• [Dataset section]:
== == ==

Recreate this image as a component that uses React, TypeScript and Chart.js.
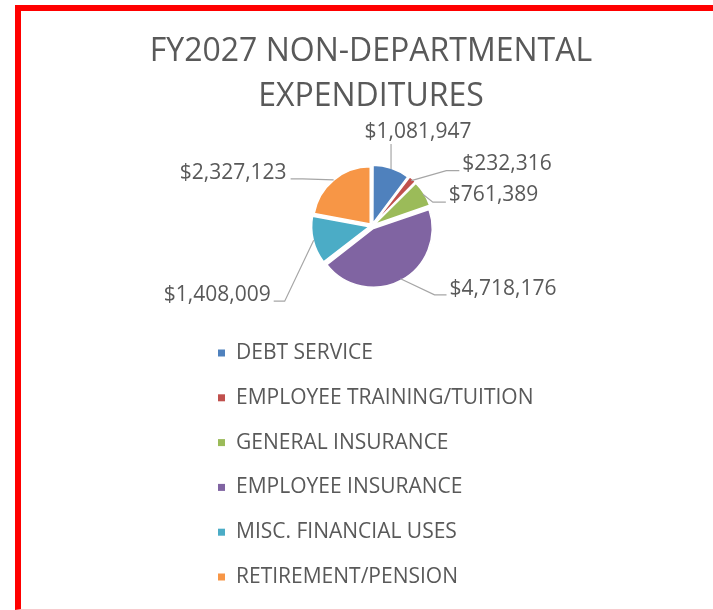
import React, { useEffect, useRef } from "react";
import { Chart, registerables } from "chart.js";

Chart.register(...registerables);

const TITLE_LINES = ["FY2027 NON-DEPARTMENTAL", "EXPENDITURES"];
const CATEGORIES = [
  "DEBT SERVICE",
  "EMPLOYEE TRAINING/TUITION",
  "GENERAL INSURANCE",
  "EMPLOYEE INSURANCE",
  "MISC. FINANCIAL USES",
  "RETIREMENT/PENSION",
];
const VALUES = [1081947, 232316, 761389, 4718176, 1408009, 2327123];
const COLORS = ["#4F81BD", "#C0504D", "#9BBB59", "#8064A2", "#4BACC6", "#F79646"];

// leader-line layout per label, relative to the slice's outer edge anchor
const LABEL_LAYOUT = [
  { pts: [[0, 0], [0, -25]], tx: 27, ty: -37, align: "center" },
  { pts: [[0, 0], [35, -10], [48, -10]], tx: 51, ty: -17, align: "left" },
  { pts: [[0, 0], [10, 8], [23, 8]], tx: 26, ty: 1, align: "left" },
  { pts: [[0, 0], [34, 16], [46, 16]], tx: 49, ty: 10, align: "left" },
  { pts: [[0, 0], [-29, 61], [-40, 61]], tx: -43, ty: 55, align: "right" },
  { pts: [[0, 0], [-31, -1], [-43, -1]], tx: -47, ty: -7, align: "right" },
];

const FONT = '"Open Sans", sans-serif';
const TEXT = "#595959";

const fmt = (v: number) => "$" + v.toLocaleString("en-US");

const overlayPlugin = {
  id: "overlay",
  afterDraw(chart: any) {
    const ctx = chart.ctx as CanvasRenderingContext2D;
    ctx.save();
    // title
    ctx.fillStyle = TEXT;
    ctx.font = `32px ${FONT}`;
    ctx.textAlign = "center";
    ctx.textBaseline = "middle";
    TITLE_LINES.forEach((t, i) => ctx.fillText(t, 371, 52 + i * 45));

    // data labels with leader lines
    const meta = chart.getDatasetMeta(0);
    ctx.font = `21px ${FONT}`;
    meta.data.forEach((arc: any, i: number) => {
      const p = arc.getProps(["x", "y", "startAngle", "endAngle", "outerRadius"], true);
      const mid = (p.startAngle + p.endAngle) / 2;
      const ax = p.x + Math.cos(mid) * (p.outerRadius + 3);
      const ay = p.y + Math.sin(mid) * (p.outerRadius + 3);
      const L = LABEL_LAYOUT[i];
      ctx.strokeStyle = "#A6A6A6";
      ctx.lineWidth = 1.2;
      ctx.beginPath();
      L.pts.forEach(([dx, dy], k) => {
        if (k === 0) ctx.moveTo(ax + dx, ay + dy);
        else ctx.lineTo(ax + dx, ay + dy);
      });
      ctx.stroke();
      ctx.fillStyle = TEXT;
      ctx.textAlign = L.align as CanvasTextAlign;
      ctx.textBaseline = "middle";
      ctx.fillText(fmt(VALUES[i]), ax + L.tx, ay + L.ty);
    });

    // legend
    ctx.font = `21px ${FONT}`;
    ctx.textAlign = "left";
    ctx.textBaseline = "middle";
    CATEGORIES.forEach((c, i) => {
      const y = 353 + i * 44.8;
      ctx.fillStyle = COLORS[i];
      ctx.fillRect(218, y - 3.5, 7, 7);
      ctx.fillStyle = TEXT;
      ctx.fillText(c, 236, y);
    });
    ctx.restore();
  },
};

export default function App() {
  const ref = useRef<HTMLCanvasElement>(null);
  useEffect(() => {
    if (!ref.current) return;
    const chart = new Chart(ref.current, {
      type: "pie",
      data: {
        labels: CATEGORIES,
        datasets: [
          {
            data: VALUES,
            backgroundColor: COLORS,
            borderColor: "#FFFFFF",
            borderWidth: 1.5,
            offset: 11,
            radius: 57,
          } as any,
        ],
      },
      options: {
        responsive: false,
        animation: false,
        devicePixelRatio: 1,
        layout: { padding: { left: 231, right: 200, top: 126, bottom: 284 } },
        plugins: {
          legend: { display: false },
          title: { display: false },
          tooltip: { enabled: false },
        },
      },
      plugins: [overlayPlugin],
    });
    return () => chart.destroy();
  }, []);

  return (
    <div
      style={{
        position: "fixed",
        left: 0,
        top: 0,
        width: 713,
        height: 610,
        background: "#fff",
        overflow: "hidden",
      }}
    >
      <div
        style={{
          position: "absolute",
          left: 15,
          top: 5,
          width: 720,
          height: 598,
          borderLeft: "6px solid #f00",
          borderTop: "6px solid #f00",
          borderBottom: "1px solid #f8c9cd",
        }}
      />
      <canvas
        ref={ref}
        width={713}
        height={610}
        style={{ position: "absolute", left: 0, top: 0, width: 713, height: 610 }}
      />
    </div>
  );
}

== == ==

• [Aim of the task]:
Using the listing above, show each line holding the string "React".

• [Output for this task]:
Recreate this image as a component that uses React, TypeScript and Chart.js.
import React, { useEffect, useRef } from "react";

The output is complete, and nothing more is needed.